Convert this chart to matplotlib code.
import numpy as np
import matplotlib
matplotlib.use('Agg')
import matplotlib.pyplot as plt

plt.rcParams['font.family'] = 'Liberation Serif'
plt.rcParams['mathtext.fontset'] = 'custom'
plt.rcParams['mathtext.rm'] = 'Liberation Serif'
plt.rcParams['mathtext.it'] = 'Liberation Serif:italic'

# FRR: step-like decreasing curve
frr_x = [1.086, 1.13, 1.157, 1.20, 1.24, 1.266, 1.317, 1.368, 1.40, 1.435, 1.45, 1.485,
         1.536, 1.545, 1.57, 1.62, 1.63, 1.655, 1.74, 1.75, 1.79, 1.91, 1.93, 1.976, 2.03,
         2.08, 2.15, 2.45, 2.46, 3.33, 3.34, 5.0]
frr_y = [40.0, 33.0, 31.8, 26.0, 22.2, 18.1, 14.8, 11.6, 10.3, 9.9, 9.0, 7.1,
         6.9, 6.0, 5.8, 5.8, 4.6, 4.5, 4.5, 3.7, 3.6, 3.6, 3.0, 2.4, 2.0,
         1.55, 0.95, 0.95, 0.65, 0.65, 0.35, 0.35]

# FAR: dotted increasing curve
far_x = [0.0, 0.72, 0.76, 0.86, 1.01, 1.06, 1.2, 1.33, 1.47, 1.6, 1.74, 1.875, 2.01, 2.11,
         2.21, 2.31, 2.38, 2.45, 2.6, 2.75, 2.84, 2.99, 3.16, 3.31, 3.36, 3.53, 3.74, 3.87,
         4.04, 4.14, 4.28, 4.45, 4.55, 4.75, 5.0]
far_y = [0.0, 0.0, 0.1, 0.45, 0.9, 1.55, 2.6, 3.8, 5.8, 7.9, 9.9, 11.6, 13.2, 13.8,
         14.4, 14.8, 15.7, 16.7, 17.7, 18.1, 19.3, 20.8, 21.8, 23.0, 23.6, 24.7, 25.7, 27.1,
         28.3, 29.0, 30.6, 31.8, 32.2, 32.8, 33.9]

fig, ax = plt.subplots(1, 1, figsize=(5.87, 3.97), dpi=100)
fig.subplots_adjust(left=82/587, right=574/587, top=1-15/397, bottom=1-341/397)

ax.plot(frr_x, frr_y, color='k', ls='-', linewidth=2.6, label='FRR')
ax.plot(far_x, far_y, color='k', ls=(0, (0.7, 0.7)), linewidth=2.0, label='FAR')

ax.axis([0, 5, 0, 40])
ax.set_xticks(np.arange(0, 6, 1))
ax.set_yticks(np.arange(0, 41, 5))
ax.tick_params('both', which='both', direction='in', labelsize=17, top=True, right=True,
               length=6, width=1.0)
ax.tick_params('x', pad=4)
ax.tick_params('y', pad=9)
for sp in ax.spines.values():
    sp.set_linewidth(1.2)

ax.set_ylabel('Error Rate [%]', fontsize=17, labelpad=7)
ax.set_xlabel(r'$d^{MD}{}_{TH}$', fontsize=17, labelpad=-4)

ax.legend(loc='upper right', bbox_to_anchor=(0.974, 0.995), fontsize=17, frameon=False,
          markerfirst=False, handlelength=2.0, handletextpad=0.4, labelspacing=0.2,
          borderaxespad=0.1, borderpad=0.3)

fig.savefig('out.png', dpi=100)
== == ==
DO THIS — Can you give every line above again, exactly as written?

TASK OUTPUT —
Convert this chart to matplotlib code.
import numpy as np
import matplotlib
matplotlib.use('Agg')
import matplotlib.pyplot as plt

plt.rcParams['font.family'] = 'Liberation Serif'
plt.rcParams['mathtext.fontset'] = 'custom'
plt.rcParams['mathtext.rm'] = 'Liberation Serif'
plt.rcParams['mathtext.it'] = 'Liberation Serif:italic'

# FRR: step-like decreasing curve
frr_x = [1.086, 1.13, 1.157, 1.20, 1.24, 1.266, 1.317, 1.368, 1.40, 1.435, 1.45, 1.485,
         1.536, 1.545, 1.57, 1.62, 1.63, 1.655, 1.74, 1.75, 1.79, 1.91, 1.93, 1.976, 2.03,
         2.08, 2.15, 2.45, 2.46, 3.33, 3.34, 5.0]
frr_y = [40.0, 33.0, 31.8, 26.0, 22.2, 18.1, 14.8, 11.6, 10.3, 9.9, 9.0, 7.1,
         6.9, 6.0, 5.8, 5.8, 4.6, 4.5, 4.5, 3.7, 3.6, 3.6, 3.0, 2.4, 2.0,
         1.55, 0.95, 0.95, 0.65, 0.65, 0.35, 0.35]

# FAR: dotted increasing curve
far_x = [0.0, 0.72, 0.76, 0.86, 1.01, 1.06, 1.2, 1.33, 1.47, 1.6, 1.74, 1.875, 2.01, 2.11,
         2.21, 2.31, 2.38, 2.45, 2.6, 2.75, 2.84, 2.99, 3.16, 3.31, 3.36, 3.53, 3.74, 3.87,
         4.04, 4.14, 4.28, 4.45, 4.55, 4.75, 5.0]
far_y = [0.0, 0.0, 0.1, 0.45, 0.9, 1.55, 2.6, 3.8, 5.8, 7.9, 9.9, 11.6, 13.2, 13.8,
         14.4, 14.8, 15.7, 16.7, 17.7, 18.1, 19.3, 20.8, 21.8, 23.0, 23.6, 24.7, 25.7, 27.1,
         28.3, 29.0, 30.6, 31.8, 32.2, 32.8, 33.9]

fig, ax = plt.subplots(1, 1, figsize=(5.87, 3.97), dpi=100)
fig.subplots_adjust(left=82/587, right=574/587, top=1-15/397, bottom=1-341/397)

ax.plot(frr_x, frr_y, color='k', ls='-', linewidth=2.6, label='FRR')
ax.plot(far_x, far_y, color='k', ls=(0, (0.7, 0.7)), linewidth=2.0, label='FAR')

ax.axis([0, 5, 0, 40])
ax.set_xticks(np.arange(0, 6, 1))
ax.set_yticks(np.arange(0, 41, 5))
ax.tick_params('both', which='both', direction='in', labelsize=17, top=True, right=True,
               length=6, width=1.0)
ax.tick_params('x', pad=4)
ax.tick_params('y', pad=9)
for sp in ax.spines.values():
    sp.set_linewidth(1.2)

ax.set_ylabel('Error Rate [%]', fontsize=17, labelpad=7)
ax.set_xlabel(r'$d^{MD}{}_{TH}$', fontsize=17, labelpad=-4)

ax.legend(loc='upper right', bbox_to_anchor=(0.974, 0.995), fontsize=17, frameon=False,
          markerfirst=False, handlelength=2.0, handletextpad=0.4, labelspacing=0.2,
          borderaxespad=0.1, borderpad=0.3)

fig.savefig('out.png', dpi=100)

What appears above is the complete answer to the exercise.